> **DATA SHOWN**:
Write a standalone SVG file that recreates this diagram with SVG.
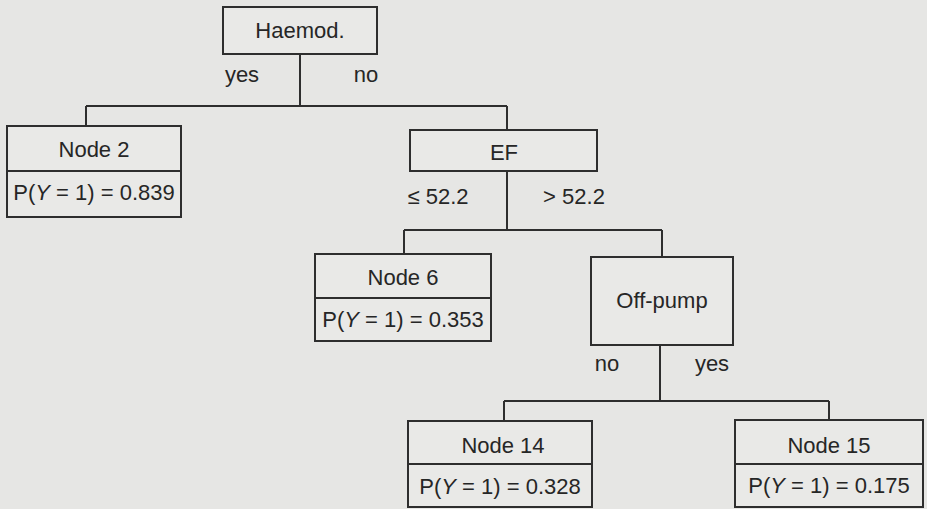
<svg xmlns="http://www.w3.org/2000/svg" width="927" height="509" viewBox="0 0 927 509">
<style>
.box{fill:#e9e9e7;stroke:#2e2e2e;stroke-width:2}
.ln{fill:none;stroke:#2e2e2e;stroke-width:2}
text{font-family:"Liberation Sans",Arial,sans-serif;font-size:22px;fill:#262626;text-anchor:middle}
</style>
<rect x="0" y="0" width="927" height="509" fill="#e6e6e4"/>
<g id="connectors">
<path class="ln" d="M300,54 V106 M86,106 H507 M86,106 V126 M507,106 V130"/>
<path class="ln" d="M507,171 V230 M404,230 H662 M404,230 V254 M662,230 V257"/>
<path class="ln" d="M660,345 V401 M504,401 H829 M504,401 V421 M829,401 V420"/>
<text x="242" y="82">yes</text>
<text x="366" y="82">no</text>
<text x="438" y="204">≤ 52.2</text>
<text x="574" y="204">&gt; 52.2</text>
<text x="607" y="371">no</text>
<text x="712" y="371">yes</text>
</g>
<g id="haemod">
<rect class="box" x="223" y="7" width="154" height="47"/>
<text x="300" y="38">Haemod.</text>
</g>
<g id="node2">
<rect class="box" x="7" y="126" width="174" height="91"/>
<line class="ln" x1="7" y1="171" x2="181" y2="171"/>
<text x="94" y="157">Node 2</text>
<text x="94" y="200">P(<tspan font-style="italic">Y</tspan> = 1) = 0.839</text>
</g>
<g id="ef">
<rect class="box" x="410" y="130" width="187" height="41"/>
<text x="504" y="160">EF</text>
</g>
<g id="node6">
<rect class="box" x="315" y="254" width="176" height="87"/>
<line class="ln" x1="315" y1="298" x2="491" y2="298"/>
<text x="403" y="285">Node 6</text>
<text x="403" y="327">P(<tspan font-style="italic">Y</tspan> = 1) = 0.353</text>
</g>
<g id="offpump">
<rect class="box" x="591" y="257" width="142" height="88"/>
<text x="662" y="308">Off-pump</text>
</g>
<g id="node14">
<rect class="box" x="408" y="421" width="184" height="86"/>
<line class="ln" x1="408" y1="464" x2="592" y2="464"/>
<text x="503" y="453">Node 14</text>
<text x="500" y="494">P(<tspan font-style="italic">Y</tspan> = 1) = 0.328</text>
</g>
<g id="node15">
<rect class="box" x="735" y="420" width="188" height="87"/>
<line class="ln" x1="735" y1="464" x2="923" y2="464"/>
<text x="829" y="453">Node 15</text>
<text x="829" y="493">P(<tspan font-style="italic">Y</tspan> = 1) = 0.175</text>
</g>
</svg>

> **DIRECTION**: Copy the data character for character, but drop all pictures from the copy.

> **THE SOLUTION**:
Write a standalone SVG file that recreates this diagram with SVG.
<svg xmlns="http://www.w3.org/2000/svg" width="927" height="509" viewBox="0 0 927 509">
<style>
.box{fill:#e9e9e7;stroke:#2e2e2e;stroke-width:2}
.ln{fill:none;stroke:#2e2e2e;stroke-width:2}
text{font-family:"Liberation Sans",Arial,sans-serif;font-size:22px;fill:#262626;text-anchor:middle}
</style>
<rect x="0" y="0" width="927" height="509" fill="#e6e6e4"/>
<g id="connectors">
<path class="ln" d="M300,54 V106 M86,106 H507 M86,106 V126 M507,106 V130"/>
<path class="ln" d="M507,171 V230 M404,230 H662 M404,230 V254 M662,230 V257"/>
<path class="ln" d="M660,345 V401 M504,401 H829 M504,401 V421 M829,401 V420"/>
<text x="242" y="82">yes</text>
<text x="366" y="82">no</text>
<text x="438" y="204">≤ 52.2</text>
<text x="574" y="204">&gt; 52.2</text>
<text x="607" y="371">no</text>
<text x="712" y="371">yes</text>
</g>
<g id="haemod">
<rect class="box" x="223" y="7" width="154" height="47"/>
<text x="300" y="38">Haemod.</text>
</g>
<g id="node2">
<rect class="box" x="7" y="126" width="174" height="91"/>
<line class="ln" x1="7" y1="171" x2="181" y2="171"/>
<text x="94" y="157">Node 2</text>
<text x="94" y="200">P(<tspan font-style="italic">Y</tspan> = 1) = 0.839</text>
</g>
<g id="ef">
<rect class="box" x="410" y="130" width="187" height="41"/>
<text x="504" y="160">EF</text>
</g>
<g id="node6">
<rect class="box" x="315" y="254" width="176" height="87"/>
<line class="ln" x1="315" y1="298" x2="491" y2="298"/>
<text x="403" y="285">Node 6</text>
<text x="403" y="327">P(<tspan font-style="italic">Y</tspan> = 1) = 0.353</text>
</g>
<g id="offpump">
<rect class="box" x="591" y="257" width="142" height="88"/>
<text x="662" y="308">Off-pump</text>
</g>
<g id="node14">
<rect class="box" x="408" y="421" width="184" height="86"/>
<line class="ln" x1="408" y1="464" x2="592" y2="464"/>
<text x="503" y="453">Node 14</text>
<text x="500" y="494">P(<tspan font-style="italic">Y</tspan> = 1) = 0.328</text>
</g>
<g id="node15">
<rect class="box" x="735" y="420" width="188" height="87"/>
<line class="ln" x1="735" y1="464" x2="923" y2="464"/>
<text x="829" y="453">Node 15</text>
<text x="829" y="493">P(<tspan font-style="italic">Y</tspan> = 1) = 0.175</text>
</g>
</svg>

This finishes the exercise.